- _Directions for this task_
Restate exactly the lines of the entries below, beginning with the first and ending with the line that holds "Chart.register(...registerables);". Pictures are not copied.

- _Dataset extract_
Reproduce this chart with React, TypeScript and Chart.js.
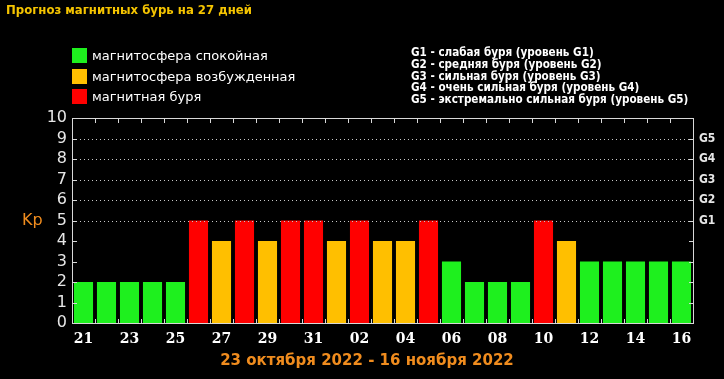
import React, { useEffect, useRef } from 'react';
import { Chart, registerables } from 'chart.js';

Chart.register(...registerables);

const days = ['21','22','23','24','25','26','27','28','29','30','31','01','02','03','04','05','06','07','08','09','10','11','12','13','14','15','16'];
const kpValues = [2,2,2,2,2,5,4,5,4,5,5,4,5,4,4,5,3,2,2,2,5,4,3,3,3,3,3];
const gLabels = ['G1','G2','G3','G4','G5'];
const legendLabels = ['магнитосфера спокойная','магнитосфера возбужденная','магнитная буря'];
const legendColors = ['#1ef01e','#ffbf00','#ff0000'];
const gDescriptions = [
  'G1 - слабая буря (уровень G1)',
  'G2 - средняя буря (уровень G2)',
  'G3 - сильная буря (уровень G3)',
  'G4 - очень сильная буря (уровень G4)',
  'G5 - экстремально сильная буря (уровень G5)',
];
const titleText = 'Прогноз магнитных бурь на 27 дней';
const dateRange = '23 октября 2022 - 16 ноября 2022';
const axisLabel = 'Kp';

const colorFor = (v: number) => (v >= 5 ? legendColors[2] : v === 4 ? legendColors[1] : legendColors[0]);

const framePlugin = {
  id: 'frame',
  afterDatasetsDraw(chart: any) {
    const { ctx, chartArea: a, scales } = chart;
    const y = scales.y;
    const x = scales.x;
    ctx.save();
    ctx.strokeStyle = '#c8c8c8';
    ctx.lineWidth = 1;
    ctx.setLineDash([1, 3]);
    for (let v = 5; v <= 9; v++) {
      const py = Math.round(y.getPixelForValue(v)) + 0.5;
      ctx.beginPath();
      ctx.moveTo(a.left, py);
      ctx.lineTo(a.right, py);
      ctx.stroke();
    }
    ctx.setLineDash([]);
    ctx.fillStyle = '#d8d8d8';
    const L = Math.round(a.left), R = Math.round(a.right), T = Math.round(a.top), B = Math.round(a.bottom);
    ctx.fillRect(L, T, R - L + 1, 1);
    ctx.fillRect(L, B, R - L + 1, 1);
    ctx.fillRect(L, T, 1, B - T + 1);
    ctx.fillRect(R, T, 1, B - T + 1);
    for (let v = 0; v <= 10; v++) {
      const py = Math.round(y.getPixelForValue(v));
      ctx.fillRect(L, py, 5, 1);
      ctx.fillRect(R - 4, py, 5, 1);
    }
    for (let i = 1; i < days.length; i++) {
      const px = Math.round((x.getPixelForValue(i - 1) + x.getPixelForValue(i)) / 2);
      ctx.fillRect(px, B - 4, 1, 5);
      ctx.fillRect(px, T, 1, 5);
    }
    ctx.restore();
  },
};

export default function App() {
  const ref = useRef<HTMLCanvasElement>(null);
  useEffect(() => {
    document.body.style.margin = '0';
    document.body.style.background = '#000';
    const chart = new Chart(ref.current!, {
      type: 'bar',
      data: {
        labels: days,
        datasets: [
          {
            data: kpValues,
            backgroundColor: kpValues.map(colorFor),
            borderWidth: 0,
            barPercentage: 0.83,
            categoryPercentage: 1,
            yAxisID: 'y',
          },
        ],
      },
      options: {
        responsive: false,
        animation: false,
        events: [],
        layout: { padding: { left: 0, right: 0, top: 118, bottom: 0 } },
        plugins: { legend: { display: false }, tooltip: { enabled: false }, title: { display: false } },
        scales: {
          x: {
            type: 'category',
            offset: true,
            grid: { display: false, drawTicks: false },
            border: { display: false },
            ticks: {
              color: '#ffffff',
              font: { family: 'DejaVu Serif', weight: 'bold', size: 14 },
              autoSkip: false,
              maxRotation: 0,
              padding: 8,
              callback: (_v: any, i: number) => (i % 2 === 0 ? days[i] : ''),
            },
            afterFit: (s: any) => { s.height = 56; },
          },
          y: {
            min: 0,
            max: 10,
            position: 'left',
            grid: { display: false, drawTicks: false },
            border: { display: false },
            ticks: {
              stepSize: 1,
              autoSkip: false,
              color: '#e6e6e6',
              font: { family: 'DejaVu Sans', size: 16, lineHeight: 1 },
              padding: 5,
            },
            afterFit: (s: any) => { s.width = 72; },
          },
          y2: {
            min: 0,
            max: 10,
            position: 'right',
            grid: { display: false, drawTicks: false },
            border: { display: false },
            ticks: {
              stepSize: 1,
              autoSkip: false,
              color: '#e6e6e6',
              font: { family: 'DejaVu Sans Condensed', weight: 'bold', size: 12, lineHeight: 1 },
              padding: 6,
              callback: (v: any) => (v >= 5 && v <= 9 ? gLabels[v - 5] : ''),
            },
            afterFit: (s: any) => { s.width = 31; },
          },
        },
      },
      plugins: [framePlugin],
    } as any);
    return () => chart.destroy();
  }, []);

  const abs = (extra: React.CSSProperties): React.CSSProperties => ({
    position: 'absolute',
    whiteSpace: 'nowrap',
    margin: 0,
    ...extra,
  });

  return (
    <div style={{ position: 'relative', width: 724, height: 379, background: '#000', overflow: 'hidden' }}>
      <canvas ref={ref} width={724} height={379} style={{ position: 'absolute', left: 0, top: 0, width: 724, height: 379 }} />
      <div style={abs({ left: 6, top: 2, color: '#f5c400', font: 'bold 13px "DejaVu Sans Condensed"', lineHeight: '16px' })}>{titleText}</div>
      {legendLabels.map((t, i) => (
        <div key={t} style={abs({ left: 72, top: 48 + i * 20.5, height: 15, display: 'flex', alignItems: 'center' })}>
          <span style={{ display: 'inline-block', width: 15, height: 15, background: legendColors[i], marginRight: 5 }} />
          <span style={{ color: '#fff', font: '13px "DejaVu Sans"', lineHeight: '15px' }}>{t}</span>
        </div>
      ))}
      {gDescriptions.map((t, i) => (
        <div key={t} style={abs({ left: 411, top: 46 + i * 11.8, color: '#fff', font: 'bold 11.6px "DejaVu Sans Condensed"', lineHeight: '13px' })}>{t}</div>
      ))}
      <div style={abs({ left: 22, top: 210, color: '#f08c1e', font: '16px "DejaVu Sans"', lineHeight: '20px' })}>{axisLabel}</div>
      <div style={abs({ left: 0, width: 734, top: 351, textAlign: 'center', color: '#f08c1e', font: 'bold 15px "DejaVu Sans"', lineHeight: '18px' })}>{dateRange}</div>
    </div>
  );
}
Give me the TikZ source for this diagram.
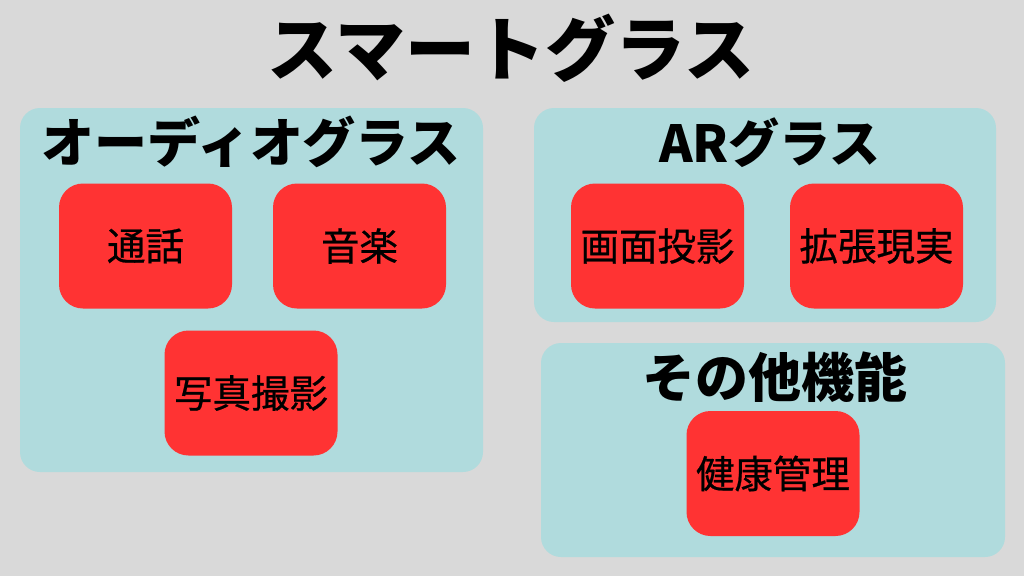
\documentclass[tikz,border=0pt]{standalone}
\usepackage{fontspec}
\setmainfont{Noto Sans CJK JP}
\newfontfamily\itemfont[FakeBold=0.6]{Noto Sans CJK JP}
\definecolor{bgcol}{RGB}{217,217,217}
\definecolor{panelcol}{RGB}{176,219,221}
\definecolor{boxcol}{RGB}{255,51,51}
\tikzset{
  panel/.style={fill=panelcol, rounded corners=20pt, inner sep=0pt, outer sep=0pt, anchor=north west},
  itembox/.style={fill=boxcol, rounded corners=24pt, inner sep=0pt, minimum width=173pt, minimum height=125pt, font=\itemfont\fontsize{38.5}{38.5}\selectfont},
  paneltitle/.style={inner sep=0pt, font=\fontsize{53}{53}\selectfont\bfseries},
  maintitle/.style={inner sep=0pt, font=\fontsize{70}{70}\selectfont\bfseries}
}
\begin{document}
\begin{tikzpicture}[x=1pt,y=-1pt]
\useasboundingbox[fill=bgcol] (0,0) rectangle (1024,576);
\node[maintitle] (title) at (511,48) {スマートグラス};
% panels
\node[panel, minimum width=463pt, minimum height=364pt] (audio) at (20,108) {};
\node[panel, minimum width=462pt, minimum height=214pt] (ar) at (534,108) {};
\node[panel, minimum width=464pt, minimum height=214pt] (other) at (541,343) {};
% panel titles
\node[paneltitle] (audiot) at (251,142) {オーディオグラス};
\node[paneltitle, font=\fontsize{51}{51}\selectfont\bfseries] (art) at (770,143) {ARグラス};
\node[paneltitle] (othert) at (775,377) {その他機能};
% items
\node[itembox] (call) at (145.5,246) {通話};
\node[itembox] (music) at (359.5,246) {音楽};
\node[itembox] (photo) at (251,393) {写真撮影};
\node[itembox] (proj) at (657.5,246) {画面投影};
\node[itembox] (augm) at (876.5,246) {拡張現実};
\node[itembox] (health) at (773,473.5) {健康管理};
\end{tikzpicture}
\end{document}
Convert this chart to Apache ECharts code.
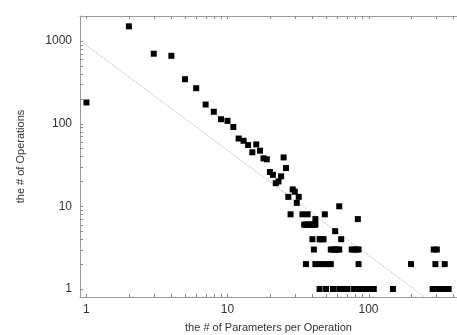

- _Result of the exercise_
Reproduce this chart with React, TypeScript and Chart.js.
import React, { useEffect, useRef } from 'react';
import { Chart, registerables } from 'chart.js';

Chart.register(...registerables);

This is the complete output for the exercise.